UCLA

Groucho (Gro) is a transcriptional corepressor that plays a critical role in Drosophila embryonic development. It contains ordered C- and N-terminal domains required, respectively, for repressor binding and tetramerization in addition to a disordered, but essential, central region. While many mechanisms of Gro mediated repression have been proposed, none fully account for the functional importance of the disordered central domains. In this thesis, I attempt to elucidate the function of this region.
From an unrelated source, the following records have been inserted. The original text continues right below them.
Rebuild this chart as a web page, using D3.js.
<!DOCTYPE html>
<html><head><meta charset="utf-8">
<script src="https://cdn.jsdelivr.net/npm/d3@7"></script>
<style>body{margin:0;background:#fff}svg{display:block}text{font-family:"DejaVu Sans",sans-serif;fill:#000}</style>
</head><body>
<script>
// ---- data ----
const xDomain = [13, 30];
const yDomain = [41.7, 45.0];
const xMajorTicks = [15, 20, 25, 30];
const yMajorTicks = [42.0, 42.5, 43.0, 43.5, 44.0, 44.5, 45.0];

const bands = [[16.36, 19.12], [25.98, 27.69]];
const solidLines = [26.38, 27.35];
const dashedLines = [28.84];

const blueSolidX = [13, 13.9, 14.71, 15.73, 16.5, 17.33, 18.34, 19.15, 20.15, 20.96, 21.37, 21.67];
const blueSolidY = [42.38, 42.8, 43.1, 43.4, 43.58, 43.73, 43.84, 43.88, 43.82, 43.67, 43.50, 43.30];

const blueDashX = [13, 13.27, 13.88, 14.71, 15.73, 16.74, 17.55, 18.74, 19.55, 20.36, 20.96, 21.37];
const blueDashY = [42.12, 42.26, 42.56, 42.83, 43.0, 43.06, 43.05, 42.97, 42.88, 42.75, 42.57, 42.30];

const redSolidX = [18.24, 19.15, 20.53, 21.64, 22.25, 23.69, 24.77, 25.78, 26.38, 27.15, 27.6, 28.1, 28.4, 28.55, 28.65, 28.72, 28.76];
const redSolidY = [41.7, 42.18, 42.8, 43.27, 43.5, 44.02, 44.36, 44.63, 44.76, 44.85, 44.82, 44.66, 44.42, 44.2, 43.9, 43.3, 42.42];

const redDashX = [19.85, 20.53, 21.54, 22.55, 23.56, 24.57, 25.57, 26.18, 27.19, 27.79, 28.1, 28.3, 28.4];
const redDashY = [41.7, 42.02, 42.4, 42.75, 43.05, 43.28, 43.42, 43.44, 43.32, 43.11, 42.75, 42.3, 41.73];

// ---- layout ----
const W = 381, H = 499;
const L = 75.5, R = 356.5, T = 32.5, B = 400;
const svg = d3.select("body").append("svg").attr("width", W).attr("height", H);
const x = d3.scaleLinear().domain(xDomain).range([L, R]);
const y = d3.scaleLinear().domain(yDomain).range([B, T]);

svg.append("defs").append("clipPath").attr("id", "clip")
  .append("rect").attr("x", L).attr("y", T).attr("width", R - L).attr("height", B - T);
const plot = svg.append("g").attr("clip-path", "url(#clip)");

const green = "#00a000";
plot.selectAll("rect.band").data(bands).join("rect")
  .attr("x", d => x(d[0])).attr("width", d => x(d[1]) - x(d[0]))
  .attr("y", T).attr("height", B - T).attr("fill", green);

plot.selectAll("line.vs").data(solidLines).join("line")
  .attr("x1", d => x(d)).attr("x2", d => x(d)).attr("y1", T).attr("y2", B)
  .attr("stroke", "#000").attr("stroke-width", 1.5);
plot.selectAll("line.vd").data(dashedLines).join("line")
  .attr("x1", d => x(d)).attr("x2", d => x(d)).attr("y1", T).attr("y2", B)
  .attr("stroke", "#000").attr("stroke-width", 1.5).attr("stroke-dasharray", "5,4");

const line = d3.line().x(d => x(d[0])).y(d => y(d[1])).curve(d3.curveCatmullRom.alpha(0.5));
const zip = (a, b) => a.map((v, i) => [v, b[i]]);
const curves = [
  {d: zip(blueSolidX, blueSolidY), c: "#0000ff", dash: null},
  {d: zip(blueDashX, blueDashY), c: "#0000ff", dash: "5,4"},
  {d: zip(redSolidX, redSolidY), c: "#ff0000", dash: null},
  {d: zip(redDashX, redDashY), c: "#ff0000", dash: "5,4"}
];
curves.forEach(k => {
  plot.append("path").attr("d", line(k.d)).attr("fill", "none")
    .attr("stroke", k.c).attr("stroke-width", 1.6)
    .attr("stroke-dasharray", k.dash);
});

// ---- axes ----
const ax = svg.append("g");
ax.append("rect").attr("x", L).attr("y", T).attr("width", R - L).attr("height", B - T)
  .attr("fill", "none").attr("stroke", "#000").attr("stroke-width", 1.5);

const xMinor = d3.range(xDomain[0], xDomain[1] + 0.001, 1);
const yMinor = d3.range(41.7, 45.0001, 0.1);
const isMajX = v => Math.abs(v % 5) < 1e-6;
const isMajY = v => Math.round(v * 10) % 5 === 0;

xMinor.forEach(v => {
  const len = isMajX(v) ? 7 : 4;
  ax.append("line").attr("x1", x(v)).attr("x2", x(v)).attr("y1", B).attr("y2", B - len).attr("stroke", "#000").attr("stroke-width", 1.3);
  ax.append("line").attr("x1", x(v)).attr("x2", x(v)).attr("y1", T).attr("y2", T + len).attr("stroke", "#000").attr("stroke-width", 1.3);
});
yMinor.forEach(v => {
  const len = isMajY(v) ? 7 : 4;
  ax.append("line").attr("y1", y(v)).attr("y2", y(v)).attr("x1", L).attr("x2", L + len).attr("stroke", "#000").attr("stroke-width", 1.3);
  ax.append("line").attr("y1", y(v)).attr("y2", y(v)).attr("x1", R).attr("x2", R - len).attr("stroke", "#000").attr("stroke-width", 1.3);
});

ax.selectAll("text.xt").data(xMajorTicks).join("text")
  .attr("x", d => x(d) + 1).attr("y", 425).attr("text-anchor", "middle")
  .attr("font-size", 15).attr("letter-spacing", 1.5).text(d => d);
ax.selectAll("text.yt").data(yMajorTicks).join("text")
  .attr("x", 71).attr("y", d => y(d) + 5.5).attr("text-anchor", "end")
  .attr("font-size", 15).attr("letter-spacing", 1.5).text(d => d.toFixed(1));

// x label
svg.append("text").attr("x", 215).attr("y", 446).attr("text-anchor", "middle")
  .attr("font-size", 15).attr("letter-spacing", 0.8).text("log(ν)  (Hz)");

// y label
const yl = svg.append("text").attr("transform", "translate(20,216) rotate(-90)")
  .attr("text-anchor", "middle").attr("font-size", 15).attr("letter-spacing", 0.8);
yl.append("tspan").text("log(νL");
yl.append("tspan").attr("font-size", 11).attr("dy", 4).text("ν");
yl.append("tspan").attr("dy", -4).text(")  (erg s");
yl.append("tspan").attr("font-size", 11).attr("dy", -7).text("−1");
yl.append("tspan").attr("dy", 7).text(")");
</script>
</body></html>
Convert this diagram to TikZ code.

The unstructured Gro central domains may mediate a wide range of protein-protein interactions. To identify Gro interacting proteins, I performed affinity purification followed by mass spectrometry analysis. I recovered over 160 potential interacting proteins that function in chromatin organization, developmental processes, and mRNA splicing. In addition, a co-IP experiment was performed to confirm that one of the interacting complexes, the U1 snRNP complex, physically interacts with Gro. I also employed a high throughput RNAi screen involving Gal4-Gro-responsive luciferase reporter to systematically test the functional relevance of the 160 potential interacting proteins. Two of the U1 specific proteins were shown to be positive regulators of Gro function. As the affinity purification and reporter assay results imply regulation of Gro activity by the U1 snRNP complex, I analyzed the expression profile of cells subjected to knockdown of Gro or snRNP U1C. The two data sets revealed a significant overlap between genes regulated by these two factors. Furthermore, comparison of our RNA-seq data with Gro and RNA polymerase II ChIP data led to number of insights, including the finding that Gro-repressed genes are enriched for promoter-proximal RNA polymerase II. In conclusion, these findings suggest roles for spliceosomal components and paused Pol II in Gro mediated repression.